A social trailblazer
In social media land, Starbucks has become the archetype of the savvy brand.
“We’re trying to be incredibly good at listening and data mining,” said Brotman of Starbucks’ approach to social media. “We can listen to our customers digitally, globally, and gain insights … it helps with authenticity.”
Hip to Twitter before it was cool, Starbucks now has a loyal following of 2.5 million people and has been known to run a promotion or two through the information network. There are also more than 30 million Facebook users who “like” the company on the world’s biggest social network and happily engage with Starbucks status updates.
Facebook has proved such a powerful medium for spreading the word about campaigns that Brotman refers to the relationship between the coffee company and the social network as a “partnership.” Starbucks has no qualms about spending on Facebook advertisements, Brotman said, though the company does put a lot of thought into its promoted media strategy.
The brand was quick on the Instagram bandwagon, too, and continues to interact with customers through the photo-sharing service (which is now part of Facebook).
“We want to meet our customers where they are, and Instagram is a great example of that … we were invited in [to the community] by customers,” Brotman said.
“Instagram continues to be a strong and growing community for Starbucks,” a company spokesperson added, pointing to the 173 photos the brand has posted and the more than 600,000 user photos with the #starbucks tag.

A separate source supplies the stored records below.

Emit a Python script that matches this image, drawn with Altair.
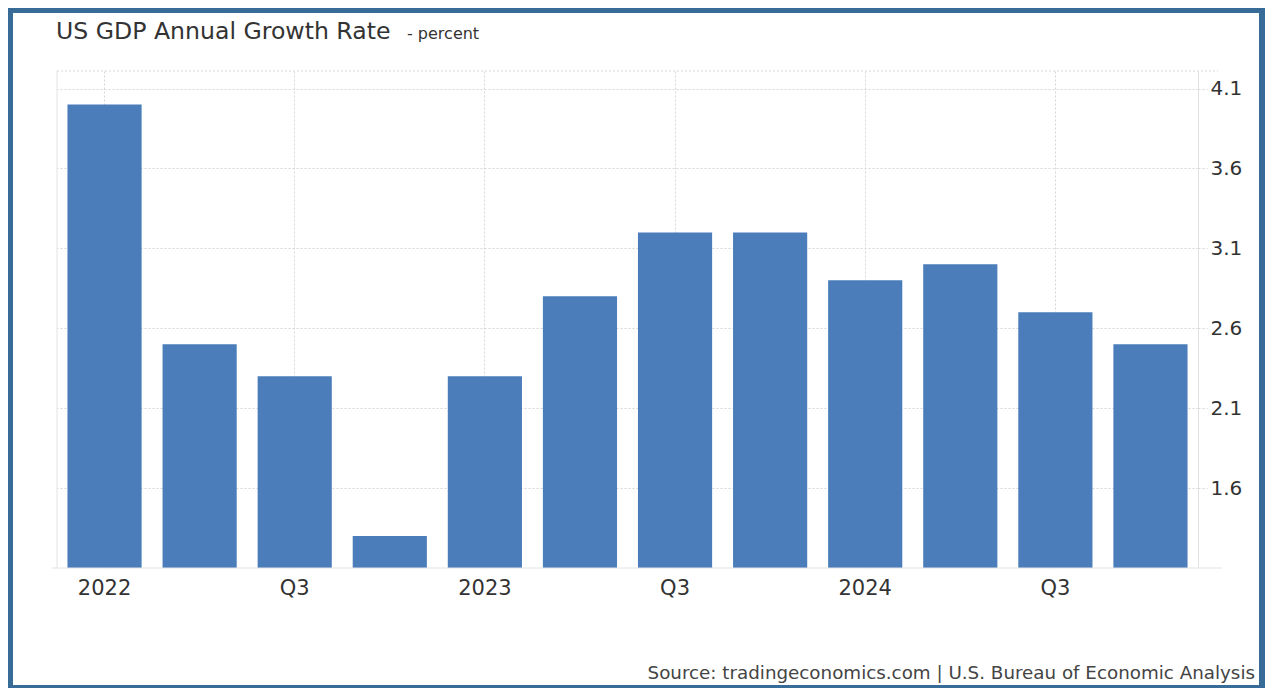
import altair as alt
import pandas as pd

quarters = ["2022 Q1", "2022 Q2", "2022 Q3", "2022 Q4",
            "2023 Q1", "2023 Q2", "2023 Q3", "2023 Q4",
            "2024 Q1", "2024 Q2", "2024 Q3", "2024 Q4"]
growth = [4.0, 2.5, 2.3, 1.3, 2.3, 2.8, 3.2, 3.2, 2.9, 3.0, 2.7, 2.5]
y_ticks = [1.6, 2.1, 2.6, 3.1, 3.6, 4.1]
x_tick_quarters = ["2022 Q1", "2022 Q3", "2023 Q1", "2023 Q3", "2024 Q1", "2024 Q3"]
title_text = "US GDP Annual Growth Rate"
unit_text = "- percent"
source_text = "Source: tradingeconomics.com | U.S. Bureau of Economic Analysis"

W, H = 1141, 497
FONT = "DejaVu Sans"
GRID = "#d6d6d6"
LINE = "#e2e2e2"
BAR = "#4a7db9"
FRAME = "#376b98"
TXT = "#333333"

df = pd.DataFrame({"quarter": quarters, "growth": growth})
one = pd.DataFrame({"k": [0]})

bars = alt.Chart(df).mark_bar(color=BAR, clip=True).encode(
    x=alt.X("quarter:N", sort=quarters, title=None,
            scale=alt.Scale(paddingInner=0.22, paddingOuter=0.11),
            axis=alt.Axis(values=x_tick_quarters,
                          labelExpr="indexof(datum.value, 'Q1') >= 0 ? substring(datum.value, 0, 4) : 'Q3'",
                          labelAngle=0, ticks=False, domain=False,
                          grid=True, gridColor=GRID, gridDash=[2, 2], bandPosition=0.5,
                          labelFont=FONT, labelFontSize=21, labelColor=TXT,
                          labelPadding=9)),
    y=alt.Y("growth:Q", title=None,
            scale=alt.Scale(domain=[1.1, 4.21], nice=False, zero=False),
            axis=alt.Axis(orient="right", values=y_ticks, format=".1f",
                          domainColor=LINE, tickColor=GRID, tickDash=[2, 2], tickSize=9,
                          grid=True, gridColor=GRID, gridDash=[2, 2],
                          labelFont=FONT, labelFontSize=20, labelColor=TXT,
                          labelPadding=3)),
)

top_rule = alt.Chart(one).mark_rule(color=GRID, strokeDash=[2, 2]).encode(
    x=alt.value(0), x2=alt.value(W + 20), y=alt.value(0))
bottom_rule = alt.Chart(one).mark_rule(color=LINE).encode(
    x=alt.value(-5), x2=alt.value(W + 24), y=alt.value(H))
left_rule = alt.Chart(one).mark_rule(color=LINE).encode(
    x=alt.value(0), y=alt.value(0), y2=alt.value(H))

title = alt.Chart(one).mark_text(text=title_text, font=FONT, fontSize=23.6, color=TXT,
                                 align="left", baseline="alphabetic").encode(
    x=alt.value(-1), y=alt.value(-32))
unit = alt.Chart(one).mark_text(text=unit_text, font=FONT, fontSize=16, color=TXT,
                                align="left", baseline="alphabetic").encode(
    x=alt.value(350), y=alt.value(-32))
source = alt.Chart(one).mark_text(text=source_text, font=FONT, fontSize=18.3, color="#444444",
                                  align="right", baseline="alphabetic").encode(
    x=alt.value(1198), y=alt.value(608))

frame = alt.Chart(one).mark_rect(fill=None, stroke=FRAME, strokeWidth=12).encode(
    x=alt.value(-50), x2=alt.value(1208), y=alt.value(-64), y2=alt.value(620))

chart = alt.layer(bars, top_rule, bottom_rule, left_rule, title, unit, source, frame).properties(
    width=W, height=H,
    autosize=alt.AutoSizeParams(type="none"),
    padding={"left": 49, "top": 63, "right": 67, "bottom": 120},
    background="white",
).configure_view(stroke=None)

chart.save("out.html", embed_options={"renderer": "svg", "actions": False})
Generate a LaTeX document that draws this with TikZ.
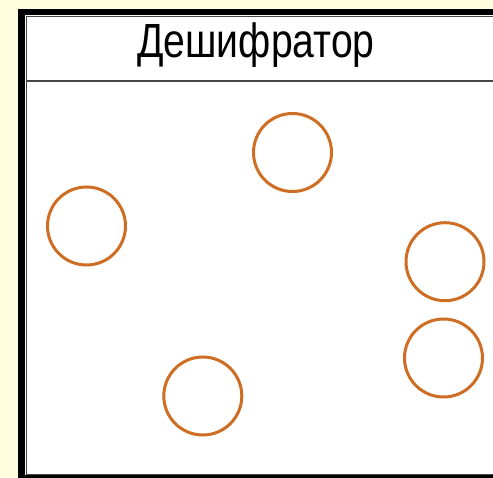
\documentclass[tikz,border=0pt]{standalone}
\usepackage{fontspec}
\setmainfont{Liberation Sans}
\definecolor{bgyellow}{RGB}{255,255,224}
\definecolor{ringorange}{RGB}{206,110,36}
\definecolor{thingray}{RGB}{70,70,70}
\begin{document}
\begin{tikzpicture}[x=1pt,y=-1pt,
  ring/.style={draw=ringorange,line width=3pt,circle,minimum size=78pt,inner sep=0pt},
  title/.style={anchor=base,inner sep=0pt,font=\fontsize{48}{48}\selectfont}]
\useasboundingbox (0,0) rectangle (493,478);
\fill[bgyellow] (0,0) rectangle (493,478);
\fill[black] (18,9) rectangle (510,478);
\fill[white] (25,15.5) rectangle (510,475);
\draw[thingray,line width=1.3pt] (26.8,16.8) rectangle (520,474.3);
\draw[thingray,line width=1.5pt] (26.8,81) -- (493,81);
\node[title] (t) at (256,57.3) {\scalebox{0.815}[1]{Дешифратор}};
\node[ring] (c1) at (86.5,226) {};
\node[ring] (c2) at (292.5,152.5) {};
\node[ring] (c3) at (445,261.7) {};
\node[ring] (c4) at (443.5,358) {};
\node[ring] (c5) at (202.8,396) {};
\end{tikzpicture}
\end{document}
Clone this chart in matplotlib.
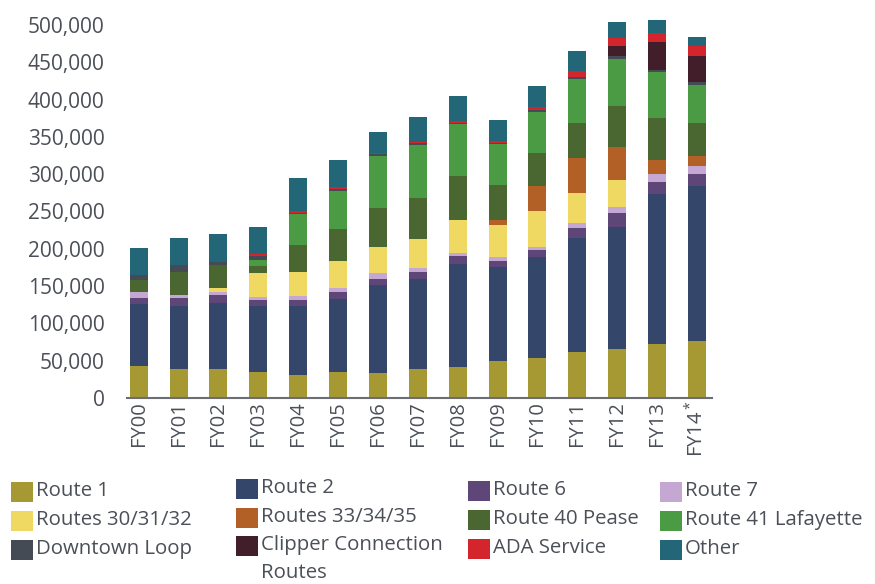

Above: Starbucks runs largest non-profit check-in campaign
Not a brand to sit back and watch as trends take shape, Starbucks is, of course, also on Pinterest. The company set up shop there in late April and has a growing following.
If goodwill is what you want, Starbucks uses its digital channels to sell that too. A fresh partnership with (RED) and Foursquare which saw Starbucks donating $250,000, $1 for every check-in, to fight AIDS.
Then there’s the partnership with Google, which saw the companies raising money to create jobs. Starbucks ran a sold-out Google Offer of $5 for $10 worth of store credit at Starbucks. Google donated $3 for every activated offer to Starbucks’ Create Jobs for USA initiative. The promotion was Starbucks’ first daily deal and was dreamt up as more of a means to give back to small business than a way to bring in new business. The campaign, in combination with a Banana Republic fundraising initiative, contributed more than $2 million to the jobs fund.
The digital connection
As a brand that people both love and love to hate, Starbucks has taken over web, mobile, and in-store domains with such digital force that it drowns out the voice of its most vocal detractors.
The company even continues to offer compelling digital freebies to keep its occasional patrons happy: completely free Wi-Fi and a smattering of premium content through Starbucks Digital Network.
Long past its cool prime and far too large to be hip, Starbucks, by going all-in on digital, gets insight into the wants and needs of today’s connected consumers in a way that keeps the brand top of mind. What we have, then, is a technology-steeped version of Starbucks that’s equal parts power retailer and innovator.
Already adept at digital, there’s no telling what a more supported digital hub inside the world’s largest coffeehouse company will brew up next.
“Right now, there’s a lot of excitement amongst combined digital teams for the opportunity to innovate and build upon a foundation that started with My Starbucks Idea and exploded through social media,” Brotman said. “The true opportunity is in how we combine all these things. One group … one direction.”